On Wednesday the Reserve Bank of India published its annual report for 2016-2017. The report throws light on one of the most disruptive steps taken by the government in the last many years - demonetisation.
Ever since Prime Minister Narendra Modi announced the demonetisation of Rs 500 and Rs 1,000 notes on 8 November 2016, there has been many debates over its impact on the Indian economy.
Many have criticised the move that was taken without adequate ground work saying it has impacted the economic growth. Meanwhile, the government has been of the view that it has had positive effect on the economy.
From assets and liabilities of the RBI, here we draw up the debit and credit of demonetisation:
1) Rhetoric
Demonetisaiton will result in at least Rs 3 lakh crore not getting returned (may be burnt down) by tax evaders because they wont be able to account for it.
Reality
99.3 percent of all the old notes have been returned: Rs 15.44 lakh crore demonetised vs Rs 15.28 lakh crore returned.
2) Rhetoric
Fake notes are flooding the system; demonetisation of all 500, 1000 rupee notes will end all these fakes and new 2000 rupee notes with new security features will repalce them.
Reality
Yes number of counterfeit notes caught have risen by 20 percent but total number of counterfeits caught account for 0.0007 percent of total notes in circulation.

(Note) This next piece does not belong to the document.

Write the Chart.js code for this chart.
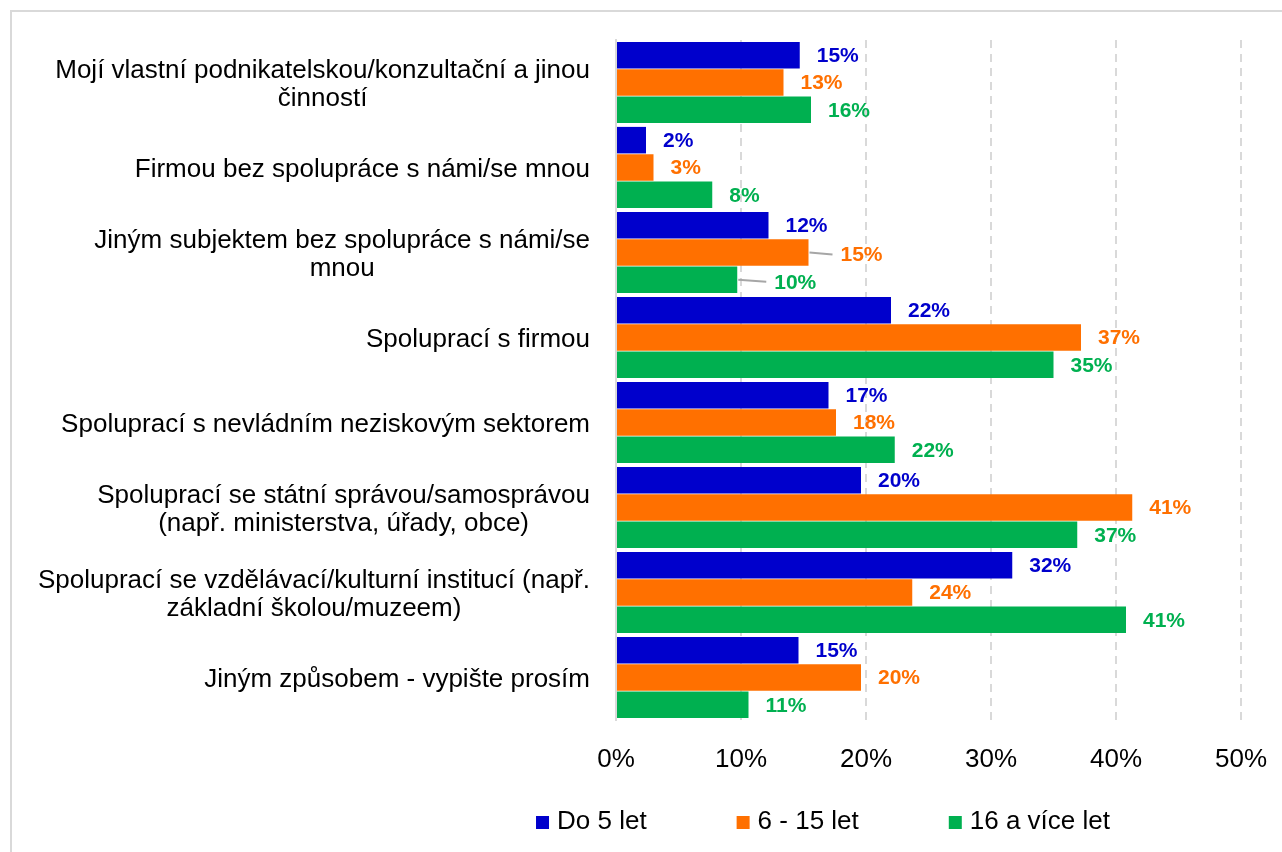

And by the way, 638 notes of the new 2000 notes were also found to be fake.
3) Rhetoric
The demonetisation exercise was always intended to get cash into the banking system. Now watch the rise in new tax registrations and taxes collected.
Reality
Yes number of new tax filers increased by 25 percent; but there have been years in the past when new tax registrations have risen even by 27 percent; total income tax collections rose 20 percent in FY17; they rose over 16 percent in FY15. Demonetisation obviously has not been all that gamechanging at least so far.
4) Rhetoric
Demonetisation was all about increasing digitisation.
Reality
Nandan Nilekani’s Aadhaar, NPCIL’s UPI and Vijay Shekahr Sharma’s PayTm are sounder ways to increase digitisation without such a big fat human cost; in any case RBI itself reported in April a fall in the pace of digitisation as cash returned to the system.
5) Rhetoic: Long-term gains
Long-term tax growth, long-term digitisatiion of economy
Reality: Short term costs
GVA in Q3 FY17 was 6.7 percent vs 7.3 percent year ago; GVA in Q4 FY17 was 5.6 percent vs 8.7 percent year ago.
RBI spent Rs 7,900 crore in note printing in FY17, vs only Rs 3,400 crore in FY16.
RBI spent Rs 17,400 crore mopping-up idle cash in FY17 against earning over Rs 500 crore year ago.
And we still can’t put a number to unorganised sector output and job losses.
One clear short term gain: PM Modi emerges as an undisputed crusader against the evil rich. Was that the unspoken rhetoric and reality after all.